• Data excerpt:

## begin

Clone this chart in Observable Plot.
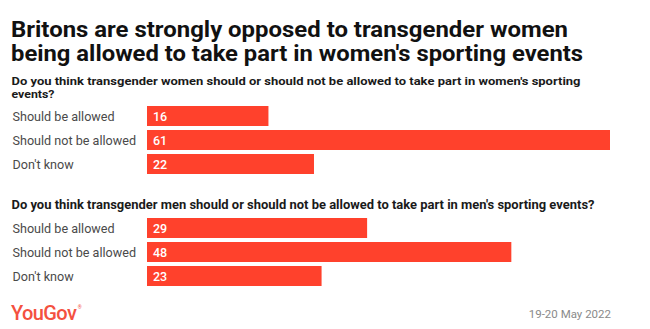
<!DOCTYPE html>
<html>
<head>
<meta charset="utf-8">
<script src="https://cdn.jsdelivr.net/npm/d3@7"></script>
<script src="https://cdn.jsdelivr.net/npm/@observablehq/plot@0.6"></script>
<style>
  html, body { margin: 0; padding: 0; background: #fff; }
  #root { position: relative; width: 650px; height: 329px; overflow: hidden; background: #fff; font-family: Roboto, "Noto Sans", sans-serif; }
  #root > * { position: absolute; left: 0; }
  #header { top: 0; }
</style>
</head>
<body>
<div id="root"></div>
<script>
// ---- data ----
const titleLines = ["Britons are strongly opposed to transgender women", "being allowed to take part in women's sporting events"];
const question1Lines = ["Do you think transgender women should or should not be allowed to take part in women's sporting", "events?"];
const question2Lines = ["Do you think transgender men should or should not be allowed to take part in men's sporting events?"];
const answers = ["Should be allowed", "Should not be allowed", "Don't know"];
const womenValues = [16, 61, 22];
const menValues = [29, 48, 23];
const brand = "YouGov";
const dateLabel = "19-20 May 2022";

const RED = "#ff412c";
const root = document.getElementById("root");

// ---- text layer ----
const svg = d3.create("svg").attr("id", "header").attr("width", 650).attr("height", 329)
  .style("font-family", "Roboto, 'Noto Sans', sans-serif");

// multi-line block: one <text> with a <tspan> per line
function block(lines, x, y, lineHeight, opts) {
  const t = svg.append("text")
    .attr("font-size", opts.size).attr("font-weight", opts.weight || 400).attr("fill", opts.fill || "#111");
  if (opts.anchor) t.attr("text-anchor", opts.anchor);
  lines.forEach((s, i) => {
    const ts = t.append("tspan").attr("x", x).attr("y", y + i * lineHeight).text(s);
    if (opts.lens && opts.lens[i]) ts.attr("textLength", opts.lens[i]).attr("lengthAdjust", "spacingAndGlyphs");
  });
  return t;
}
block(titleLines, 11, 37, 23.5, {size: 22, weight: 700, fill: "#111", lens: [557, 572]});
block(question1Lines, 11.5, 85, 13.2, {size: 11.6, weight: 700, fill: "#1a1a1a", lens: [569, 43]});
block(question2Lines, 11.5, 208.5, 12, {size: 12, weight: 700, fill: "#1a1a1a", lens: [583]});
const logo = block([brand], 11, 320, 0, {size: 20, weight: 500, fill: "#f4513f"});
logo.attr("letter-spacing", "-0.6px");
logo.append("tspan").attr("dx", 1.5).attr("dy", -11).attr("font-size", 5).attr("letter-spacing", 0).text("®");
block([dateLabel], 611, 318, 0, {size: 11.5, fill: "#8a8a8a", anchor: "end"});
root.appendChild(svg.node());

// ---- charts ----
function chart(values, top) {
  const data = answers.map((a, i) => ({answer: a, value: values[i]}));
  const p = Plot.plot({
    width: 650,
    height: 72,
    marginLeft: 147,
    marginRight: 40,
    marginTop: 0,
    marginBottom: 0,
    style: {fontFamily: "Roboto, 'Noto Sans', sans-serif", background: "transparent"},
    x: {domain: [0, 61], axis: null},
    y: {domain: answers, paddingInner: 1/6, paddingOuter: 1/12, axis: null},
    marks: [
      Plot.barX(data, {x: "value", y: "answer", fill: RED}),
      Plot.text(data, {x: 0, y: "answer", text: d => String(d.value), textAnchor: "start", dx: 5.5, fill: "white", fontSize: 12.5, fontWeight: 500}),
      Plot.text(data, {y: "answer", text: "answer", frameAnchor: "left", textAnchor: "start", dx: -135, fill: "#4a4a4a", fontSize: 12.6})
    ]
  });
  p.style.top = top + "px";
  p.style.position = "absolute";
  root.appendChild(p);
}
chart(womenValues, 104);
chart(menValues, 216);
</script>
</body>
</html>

## end

• Exercise goal: Transcribe each line above verbatim, with the pictures left out.

• Exercise result:
Clone this chart in Observable Plot.
<!DOCTYPE html>
<html>
<head>
<meta charset="utf-8">
<script src="https://cdn.jsdelivr.net/npm/d3@7"></script>
<script src="https://cdn.jsdelivr.net/npm/@observablehq/plot@0.6"></script>
<style>
  html, body { margin: 0; padding: 0; background: #fff; }
  #root { position: relative; width: 650px; height: 329px; overflow: hidden; background: #fff; font-family: Roboto, "Noto Sans", sans-serif; }
  #root > * { position: absolute; left: 0; }
  #header { top: 0; }
</style>
</head>
<body>
<div id="root"></div>
<script>
// ---- data ----
const titleLines = ["Britons are strongly opposed to transgender women", "being allowed to take part in women's sporting events"];
const question1Lines = ["Do you think transgender women should or should not be allowed to take part in women's sporting", "events?"];
const question2Lines = ["Do you think transgender men should or should not be allowed to take part in men's sporting events?"];
const answers = ["Should be allowed", "Should not be allowed", "Don't know"];
const womenValues = [16, 61, 22];
const menValues = [29, 48, 23];
const brand = "YouGov";
const dateLabel = "19-20 May 2022";

const RED = "#ff412c";
const root = document.getElementById("root");

// ---- text layer ----
const svg = d3.create("svg").attr("id", "header").attr("width", 650).attr("height", 329)
  .style("font-family", "Roboto, 'Noto Sans', sans-serif");

// multi-line block: one <text> with a <tspan> per line
function block(lines, x, y, lineHeight, opts) {
  const t = svg.append("text")
    .attr("font-size", opts.size).attr("font-weight", opts.weight || 400).attr("fill", opts.fill || "#111");
  if (opts.anchor) t.attr("text-anchor", opts.anchor);
  lines.forEach((s, i) => {
    const ts = t.append("tspan").attr("x", x).attr("y", y + i * lineHeight).text(s);
    if (opts.lens && opts.lens[i]) ts.attr("textLength", opts.lens[i]).attr("lengthAdjust", "spacingAndGlyphs");
  });
  return t;
}
block(titleLines, 11, 37, 23.5, {size: 22, weight: 700, fill: "#111", lens: [557, 572]});
block(question1Lines, 11.5, 85, 13.2, {size: 11.6, weight: 700, fill: "#1a1a1a", lens: [569, 43]});
block(question2Lines, 11.5, 208.5, 12, {size: 12, weight: 700, fill: "#1a1a1a", lens: [583]});
const logo = block([brand], 11, 320, 0, {size: 20, weight: 500, fill: "#f4513f"});
logo.attr("letter-spacing", "-0.6px");
logo.append("tspan").attr("dx", 1.5).attr("dy", -11).attr("font-size", 5).attr("letter-spacing", 0).text("®");
block([dateLabel], 611, 318, 0, {size: 11.5, fill: "#8a8a8a", anchor: "end"});
root.appendChild(svg.node());

// ---- charts ----
function chart(values, top) {
  const data = answers.map((a, i) => ({answer: a, value: values[i]}));
  const p = Plot.plot({
    width: 650,
    height: 72,
    marginLeft: 147,
    marginRight: 40,
    marginTop: 0,
    marginBottom: 0,
    style: {fontFamily: "Roboto, 'Noto Sans', sans-serif", background: "transparent"},
    x: {domain: [0, 61], axis: null},
    y: {domain: answers, paddingInner: 1/6, paddingOuter: 1/12, axis: null},
    marks: [
      Plot.barX(data, {x: "value", y: "answer", fill: RED}),
      Plot.text(data, {x: 0, y: "answer", text: d => String(d.value), textAnchor: "start", dx: 5.5, fill: "white", fontSize: 12.5, fontWeight: 500}),
      Plot.text(data, {y: "answer", text: "answer", frameAnchor: "left", textAnchor: "start", dx: -135, fill: "#4a4a4a", fontSize: 12.6})
    ]
  });
  p.style.top = top + "px";
  p.style.position = "absolute";
  root.appendChild(p);
}
chart(womenValues, 104);
chart(menValues, 216);
</script>
</body>
</html>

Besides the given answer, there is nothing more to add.